The second simplification we want to make here is that the second body is much heavier than the resting first body: $ m_2 \gg m_1 $. The mass $m_2$ is very large compared to the mass $m_1$. So we can neglect the first mass, so set it equal to zero: $ m_1 \approx 0 $. Insert the first mass into equations 22 and 23 and you get:

Velocity of the previously stationary body after collision with a heavy body

$$ \begin{align} v'_1 ~\approx~ 2 v_2 \end{align} $$

Velocity of the heavy body after the collision with a stationary body

$$ \begin{align} v'_2 ~\approx~ v_2 \end{align} $$

From the equation 24 you can read that the light first body has twice the velocity of the second body after the collision.
From the equations 25 you can read that the heavy second body maintains its velocity after the collision.

Hover the image!

A heavy ball collides with a light ball at rest.

Special case #4: Collision of a light body with a heavy body at rest

In this simplification, we again assume that the first body is at rest: $v_1 = 0$. Substituted into equations 13 and 19 we get the equations 22 and 23. Nothing new so far.

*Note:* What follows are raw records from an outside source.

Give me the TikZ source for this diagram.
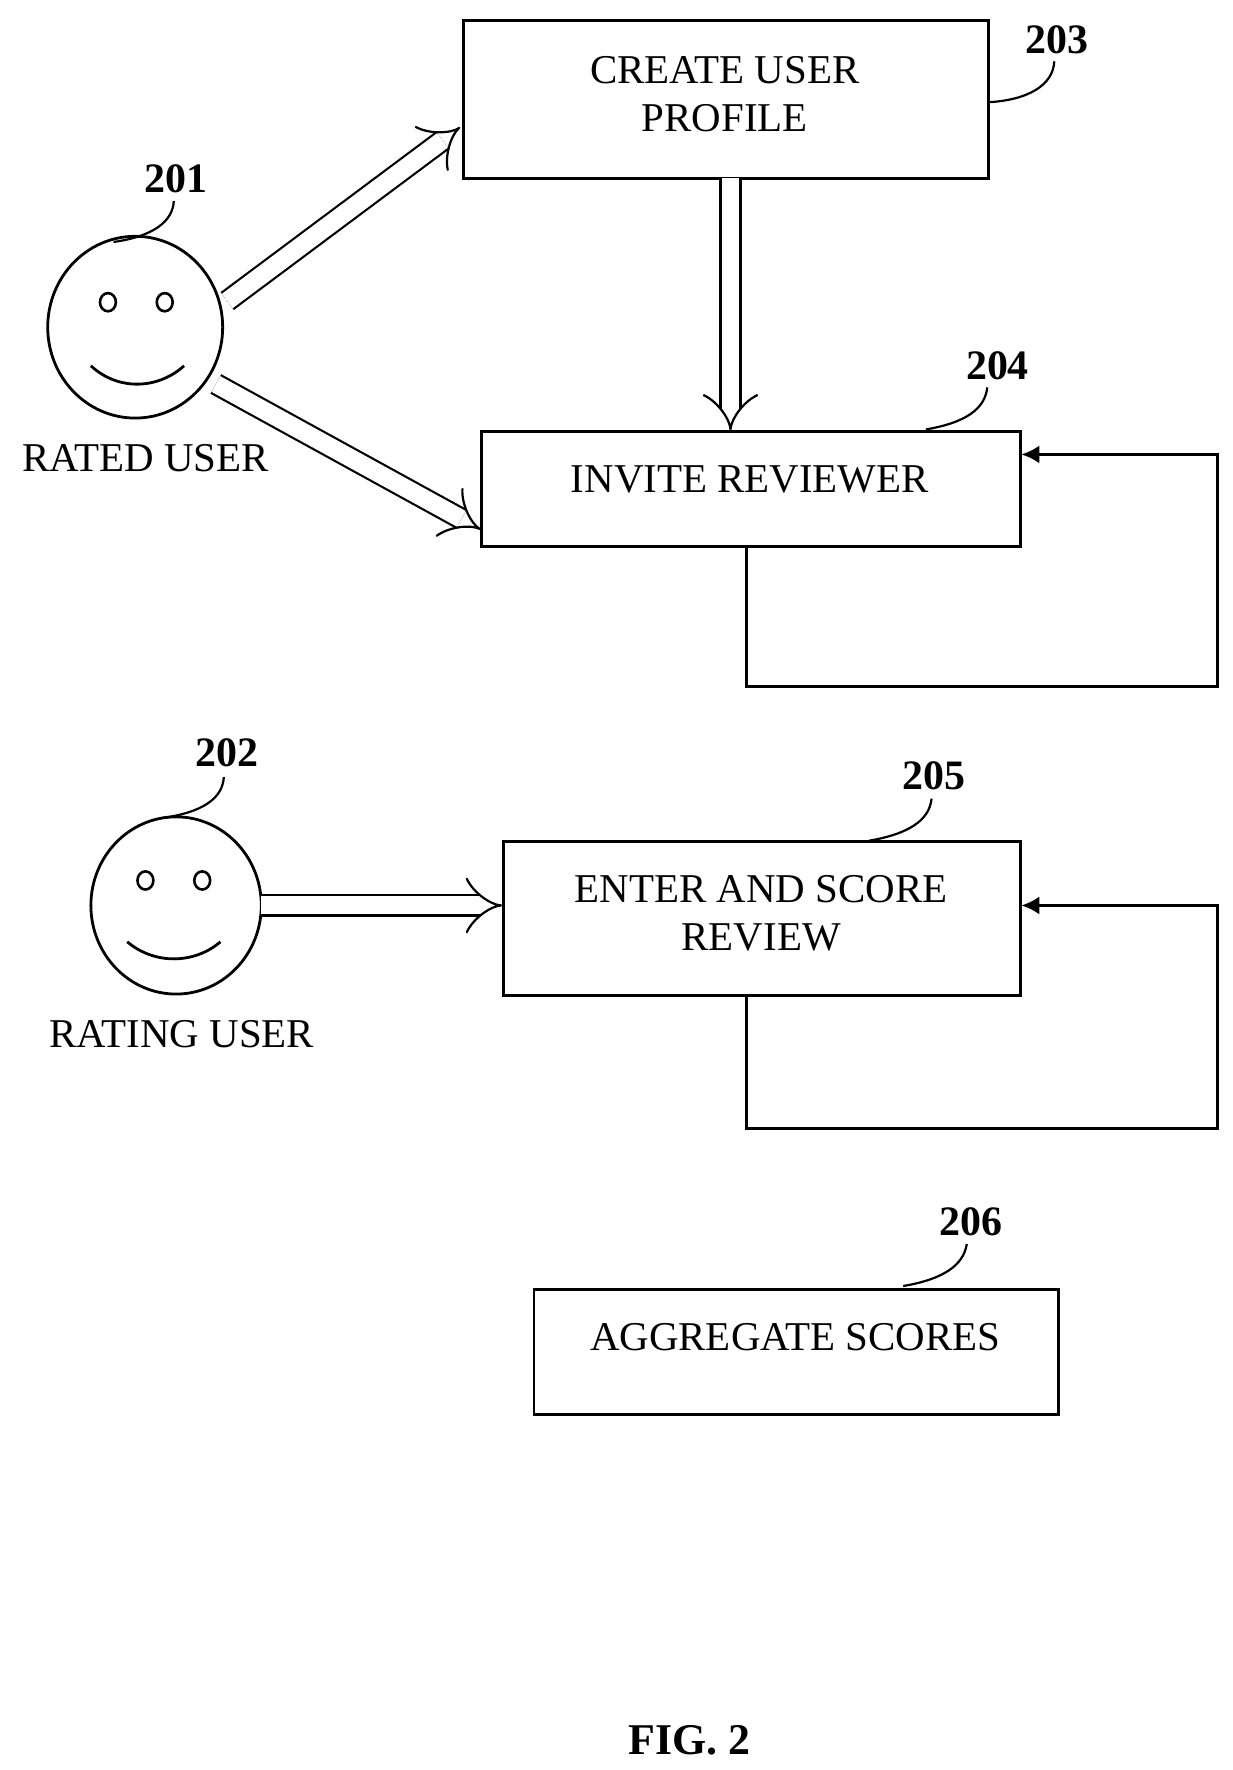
\documentclass[tikz,border=0pt]{standalone}
\usepackage{fontspec}
\setmainfont{Liberation Serif}
\usetikzlibrary{arrows.meta,calc}
\begin{document}
\begin{tikzpicture}[x=0.02cm,y=-0.02cm,
  box/.style={draw,line width=1.4pt,minimum width=0pt},
  txt/.style={font=\fontsize{20.5}{24}\selectfont,align=center},
  lab/.style={font=\fontsize{21}{23}\selectfont\bfseries},
  hollow/.style={line width=1.1pt,double,double distance=9pt,-{Implies[length=11pt]}},
  fb/.style={line width=1.4pt,-{Latex[length=9pt,width=9pt]}},
  lead/.style={line width=1.1pt}]
\useasboundingbox (0,0) rectangle (1085,1558);
% boxes
\draw[box] (408,18) rectangle (870,157);
\node[txt] (b203) at (638,83) {CREATE USER\\PROFILE};
\draw[box] (424,380) rectangle (898,481);
\node[txt] (b204) at (660,422) {INVITE REVIEWER};
\draw[box] (443,741) rectangle (898,876);
\node[txt] (b205) at (670,804) {ENTER AND SCORE\\REVIEW};
\draw[box] (470,1135) rectangle (932,1245);
\node[txt] (b206) at (700,1177) {AGGREGATE SCORES};
% faces
\draw[line width=1.4pt] (119,288) ellipse [x radius=77,y radius=80];
\draw[line width=1.3pt] (95,266) ellipse [x radius=7,y radius=8];
\draw[line width=1.3pt] (145,266) ellipse [x radius=7,y radius=8];
\draw[line width=1.4pt] (80,322) .. controls (105,345) and (140,342) .. (162,322);
\node[txt] (r1) at (128,403) {RATED USER};
\draw[line width=1.4pt] (155,797) ellipse [x radius=75,y radius=78];
\draw[line width=1.3pt] (128,775) ellipse [x radius=7,y radius=8];
\draw[line width=1.3pt] (178,775) ellipse [x radius=7,y radius=8];
\draw[line width=1.4pt] (112,829) .. controls (137,850) and (172,848) .. (194,829);
\node[txt] (r2) at (160,910) {RATING USER};
% labels
\node[lab] (l201) at (155,157) {201};
\draw[lead] (100,213) .. controls (135,208) and (152,195) .. (153,177);
\node[lab] (l202) at (200,663) {202};
\draw[lead] (143,720) .. controls (178,715) and (196,703) .. (197,684);
\node[lab] (l203) at (930,35) {203};
\draw[lead] (870,90) .. controls (905,88) and (927,75) .. (928,54);
\node[lab] (l204) at (878,322) {204};
\draw[lead] (815,378) .. controls (850,372) and (867,360) .. (869,341);
\node[lab] (l205) at (822,683) {205};
\draw[lead] (765,740) .. controls (800,734) and (818,722) .. (820,703);
\node[lab] (l206) at (855,1075) {206};
\draw[lead] (795,1132) .. controls (830,1126) and (848,1114) .. (851,1095);
\node[font=\fontsize{22}{24}\selectfont\bfseries] (fig) at (607,1532) {FIG. 2};
% hollow arrows
\draw[hollow] (200,265) -- (405,112);
\draw[hollow] (643,157) -- (643,379);
\draw[hollow] (190,338) -- (423,466);
\draw[hollow] (230,797) -- (442,797);
% feedback loops
\draw[fb] (657,481) -- (657,604) -- (1072,604) -- (1072,400) -- (899,400);
\draw[fb] (657,876) -- (657,993) -- (1072,993) -- (1072,797) -- (899,797);
\end{tikzpicture}
\end{document}
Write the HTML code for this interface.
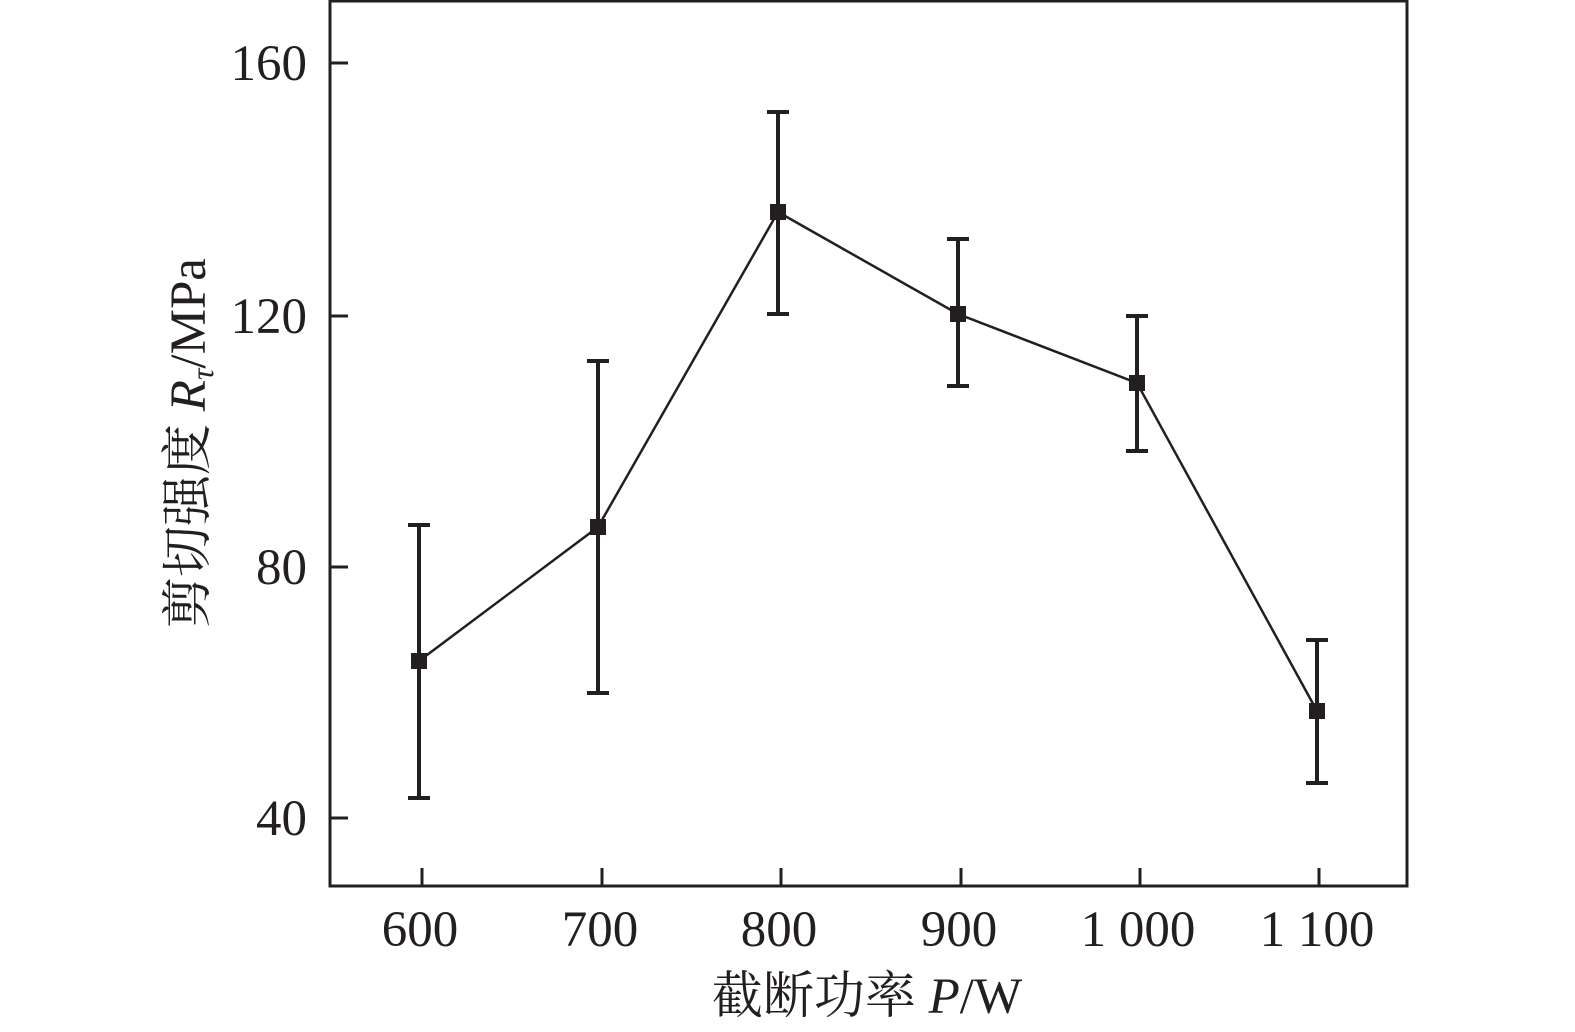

What is new is the assumption that the first body should be much heavier than the second body: $ m_1 \gg m_2 $. The mass $m_1$ is so large compared to the mass $m_2$ that we can set the second mass to zero: $ m_2 \approx 0$. So insert the second mass into equations 22 and 23 and you get:

Velocity of the heavy body at rest after the collision

$$ \begin{align} v'_1 ~\approx~ 0 \end{align} $$

Velocity of the light body after the collision with a heavy body at rest

$$ \begin{align} v'_2 ~=~ -v_2 \end{align} $$

Equation 26 states that the heavy body at rest continues to be at rest after the collision.
The equation 27 states that the light second body keeps its velocity after the collision, but reverses its direction (because of the minus sign). The second body is reflected at the heavy resting mass.

Hover the image!

A light ball bounces off the heavy ball at rest.

Now you should know how the law of conservation of momentum and energy is used to find the velocities of two particles after the collision.